1) Caching strategy for geospatial queries

Caching reduces request volume dramatically — but naive caching kills freshness. Use multi-layer caching with spatial-aware keys:

Cache layers

  • Edge CDN for static tile-like assets and map tiles (longer TTLs for raster tiles).
  • Reverse proxy (Varnish/NGINX) for API responses with short TTL and revalidation via ETag.
  • Application-level cache (Redis/Memcached) keyed by spatial tile and query fingerprint for sub-second reads.

Cache key design

Use compound keys so small changes only invalidate relevant partitions:

cache_key = f"{provider}:{endpoint}:{h3_{res}}:{params_hash}:{traffic_tile_epoch}"

Components explained:

  • provider — mapping/routing provider (Google, Waze etc.)
  • endpoint — e.g., /route, /eta, /poi
  • h3_res — H3 tile id at selected resolution (see spatial indexing)
  • params_hash — fingerprint of query parameters (orig/dest hashes)
  • traffic_tile_epoch — optional traffic-time bucket if provider exposes a timestamp

TTL strategy

  • Assign TTL by data volatility: ETA/route legs: 10–60s for critical lanes; traffic heatmap tiles: 30–120s; POI metadata: minutes to hours.
  • Implement sliding TTLs: extend TTL for frequently accessed tiles, but cap total age to preserve freshness.
  • Use conditional GET / ETag revalidation to check quickly whether a resource changed without downloading full content.

2) Spatial indexing: the canonical abstraction for geospatial scraping

Spatial indexing lets you reason in tiles instead of points. That makes differential algorithms efficient and schedulers simple.

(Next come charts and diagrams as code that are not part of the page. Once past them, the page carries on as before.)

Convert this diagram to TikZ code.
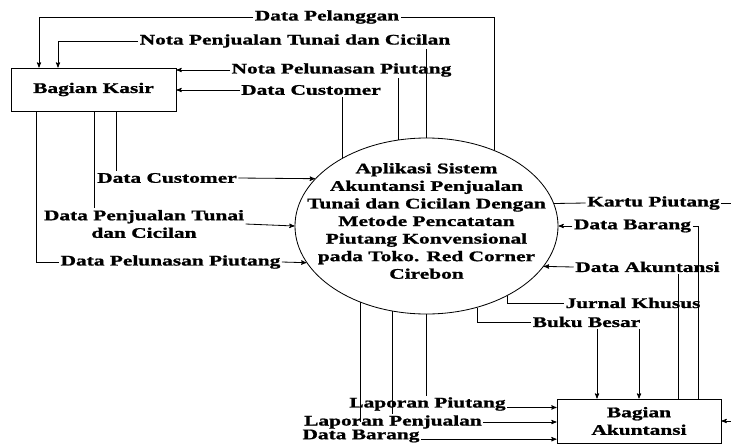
\documentclass[tikz,border=0pt]{standalone}
\usepackage{fontspec}
\setmainfont{Liberation Serif}[FakeStretch=1.46, BoldFeatures={FakeBold=1.2}]
\usetikzlibrary{arrows, shapes.geometric, positioning}
\tikzset{
    entity/.style = {
        draw,
        rectangle,
        align = center,
        inner sep = 0pt
    },
    process/.style = {
        draw,
        ellipse,
        inner sep = 0pt,
        minimum width = 7.89cm,
        minimum height = 5.28cm
    },
    lbl/.style = {
        inner sep = 1pt,
        align = center
    },
    flow/.style = {
        ->, > = stealth'
    }
}

\begin{document}
\begin{tikzpicture}[x=0.03cm, y=-0.03cm, line width=0.7pt,
    every node/.style={font=\fontsize{12.5}{15}\selectfont\bfseries}]
    \useasboundingbox (0,0) rectangle (731,444);

    \node[entity, minimum width=4.95cm, minimum height=1.29cm] (kasir) at (93.5,89.5) {Bagian Kasir};
    \node[entity, minimum width=4.92cm, minimum height=1.32cm] (akun) at (639,421) {Bagian\\Akuntansi};
    \node[process] (app) at (426.5,226) {\smash{\makebox[0pt]{\begin{tabular}{@{}c@{}}
        Aplikasi Sistem\\Akuntansi Penjualan\\Tunai dan Cicilan Dengan\\Metode Pencatatan\\
        Piutang Konvensional\\pada Toko. Red Corner\\Cirebon\end{tabular}}}};

    \node[lbl] (lpel) at (327,17) {Data Pelanggan};
    \node[lbl] (lnpj) at (295,41) {Nota Penjualan Tunai dan Cicilan};
    \node[lbl] (lnpl) at (341.5,70) {Nota Pelunasan Piutang};
    \node[lbl] (lcus1) at (311,90) {Data Customer};
    \node[lbl] (lcus2) at (167,178) {Data Customer};
    \node[lbl] (lpjt) at (144,224) {Data Penjualan Tunai\\dan Cicilan};
    \node[lbl] (lplp) at (170.5,262) {Data Pelunasan Piutang};
    \node[lbl] (lkar) at (653.5,203) {Kartu Piutang};
    \node[lbl] (lbar1) at (632.5,226) {Data Barang};
    \node[lbl] (lakt) at (647.5,267) {Data Akuntansi};
    \node[lbl] (ljur) at (633,303) {Jurnal Khusus};
    \node[lbl] (lbuk) at (586.5,322) {Buku Besar};
    \node[lbl] (llpi) at (427.5,404) {Laporan Piutang};
    \node[lbl] (llpe) at (393,422) {Laporan Penjualan};
    \node[lbl] (lbar2) at (361,436) {Data Barang};

    \draw (app.48) |- (lpel.east);
    \draw[flow] (lpel.west) -| (kasir.north -| 39,0);
    \draw (app.90) -- (app.90 |- lnpj.south);
    \draw[flow] (lnpj.west) -| (kasir.north -| 58,0);
    \draw (app.108) -- (app.108 |- lnpl.south);
    \draw[flow] (lnpl.west) -- (kasir.east |- lnpl.west);
    \draw (app.141) -- (app.141 |- lcus1.south);
    \draw[flow] (lcus1.west) -- (kasir.east |- lcus1.west);

    \draw (kasir.south -| 116,0) -- (lcus2.north -| 116,0);
    \draw[flow] (lcus2.east) -- (app.157);
    \draw (kasir.south -| 94,0) -- (lpjt.north -| 94,0);
    \draw[flow] (lpjt.east) -- (app.180);
    \draw (kasir.south -| 36,0) |- (lplp.west);
    \draw[flow] (lplp.east) -- (app.197);

    \draw (app.10) -- (lkar.west);
    \draw[flow] (lkar.east) -- ++(20,0) |- (akun.east);
    \draw (akun.north -| 698,0) |- (lbar1.east);
    \draw[flow] (lbar1.west) -- (app.0);
    \draw (akun.north -| 678,0) -- (lakt.south -| 678,0);
    \draw[flow] (lakt.west) -- (app.341);
    \draw (app.319) |- (ljur.west);
    \draw[flow] (lbuk.south -| 639,0) -- (akun.north -| 639,0);
    \draw (app.302) |- (lbuk.west);
    \draw[flow] (lbuk.south -| 597,0) -- (akun.north -| 597,0);

    \draw (app.270) -- (app.270 |- llpi.north);
    \draw[flow] (llpi.base east) -- (llpi.base east -| akun.west);
    \draw (app.248) -- (app.248 |- llpe.north);
    \draw[flow] (llpe.east) -- (llpe.east -| akun.west);
    \draw (app.229) -- (app.229 |- llpe);
    \draw[flow] (lbar2.base east) -- (lbar2.base east -| akun.west);
\end{tikzpicture}
\end{document}
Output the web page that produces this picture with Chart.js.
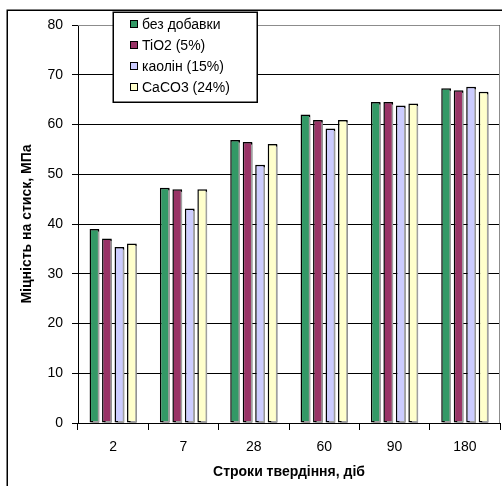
<!DOCTYPE html>
<html>
<head>
<meta charset="utf-8">
<script src="https://cdn.jsdelivr.net/npm/chart.js@4/dist/chart.umd.min.js"></script>
<style>
  body { margin: 0; background: #fff; }
  canvas { display: block; }
</style>
</head>
<body>
<canvas id="chart-strength" width="502" height="486"></canvas>
<script>
// строки твердіння, діб
var days = ['2', '7', '28', '60', '90', '180'];
// міцність на стиск, МПа
var bezDobavky = [39.0, 47.3, 56.9, 62.0, 64.5, 67.3];
var tio2 = [37.1, 47.0, 56.5, 60.9, 64.5, 66.9];
var kaolin = [35.4, 43.1, 51.9, 59.2, 63.8, 67.6];
var caco3 = [36.1, 47.0, 56.1, 60.9, 64.2, 66.6];
var seriesNames = ['без добавки', 'TiO2 (5%)', 'каолін (15%)', 'CaCO3 (24%)'];
var seriesColors = ['#339966', '#993366', '#ccccff', '#ffffcc'];

var FONT = 'Arial, "Liberation Sans", sans-serif';

function makeSet(i, values) {
  return {
    label: seriesNames[i],
    data: values,
    backgroundColor: seriesColors[i],
    borderColor: '#000',
    borderWidth: 1.5,
    borderSkipped: false,
    categoryPercentage: 0.71,
    barPercentage: 0.78
  };
}

// bar shadows, gray frame, outer frame and the boxed legend
var decor = {
  id: 'decor',
  beforeDatasetsDraw: function(chart) {
    var ctx = chart.ctx;
    ctx.save();
    ctx.shadowColor = '#a0a0a0';
    ctx.shadowOffsetX = 2;
    ctx.shadowOffsetY = 1;
    ctx.shadowBlur = 0;
  },
  afterDatasetsDraw: function(chart) {
    chart.ctx.restore();
  },
  afterDraw: function(chart) {
    var ctx = chart.ctx;
    var a = chart.chartArea;
    ctx.save();
    // plot frame top/right
    ctx.strokeStyle = '#8c8c8c';
    ctx.lineWidth = 1;
    ctx.beginPath();
    ctx.moveTo(a.left, a.top + 0.5);
    ctx.lineTo(a.right - 0.5, a.top + 0.5);
    ctx.lineTo(a.right - 0.5, a.bottom);
    ctx.stroke();
    // outer frame
    ctx.strokeStyle = '#000';
    ctx.lineWidth = 1.5;
    ctx.strokeRect(7.25, 10.25, 520, 520);
    // legend
    var lx = 113, ly = 12, lw = 144, lh = 90;
    ctx.fillStyle = '#fff';
    ctx.fillRect(lx, ly, lw, lh);
    ctx.lineWidth = 1.5;
    ctx.strokeRect(lx + 0.25, ly + 0.25, lw, lh);
    ctx.font = '14px ' + FONT;
    ctx.textBaseline = 'middle';
    chart.data.datasets.forEach(function(ds, i) {
      var y = ly + 12 + i * 21;
      ctx.fillStyle = ds.backgroundColor;
      ctx.fillRect(130, y - 4, 8, 8);
      ctx.lineWidth = 1;
      ctx.strokeStyle = '#000';
      ctx.strokeRect(130.5, y - 3.5, 7, 7);
      ctx.fillStyle = '#000';
      ctx.fillText(ds.label, 142, y + 1);
    });
    ctx.restore();
  }
};

new Chart(document.getElementById('chart-strength').getContext('2d'), {
  type: 'bar',
  data: {
    labels: days,
    datasets: [
      makeSet(0, bezDobavky),
      makeSet(1, tio2),
      makeSet(2, kaolin),
      makeSet(3, caco3)
    ]
  },
  options: {
    responsive: false,
    devicePixelRatio: 1,
    animation: false,
    layout: {
      padding: { top: 25, right: 2, bottom: 0, left: 0 }
    },
    plugins: {
      legend: { display: false },
      tooltip: { enabled: false }
    },
    scales: {
      x: {
        afterFit: function(s) { s.height = 63; },
        grid: {
          drawOnChartArea: false,
          tickLength: 7,
          color: '#000'
        },
        border: { color: '#000', width: 1 },
        ticks: {
          color: '#000',
          padding: 9,
          font: { family: FONT, size: 14 }
        },
        title: {
          display: true,
          text: 'Строки твердіння, діб',
          color: '#000',
          padding: { top: 0, bottom: 5 },
          font: { family: FONT, size: 14, weight: 'bold' }
        }
      },
      y: {
        min: 0,
        max: 80,
        afterFit: function(s) { s.width = 78; },
        grid: {
          color: '#000',
          tickLength: 6
        },
        border: { color: '#000', width: 1 },
        ticks: {
          stepSize: 10,
          color: '#000',
          padding: 9,
          font: { family: FONT, size: 14 }
        },
        title: {
          display: true,
          text: 'Міцність на стиск, МПа',
          color: '#000',
          padding: { top: 19, bottom: 0 },
          font: { family: FONT, size: 14, weight: 'bold' }
        }
      }
    }
  },
  plugins: [decor]
});
</script>
</body>
</html>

Tile systems — quick comparison

  • H3 (Uber): hex grid, even neighbor relationships, great for aggregation and multi-resolution queries.
  • S2 (Google): hierarchical cell system with good bounding, preferred for routing integration in some stacks.
  • Geohash/quadtrees: simpler but suffer edge artifacts at resolution boundaries.
  • R-tree / STRtree: index for arbitrary polygons (good inside DB or for spatial joins).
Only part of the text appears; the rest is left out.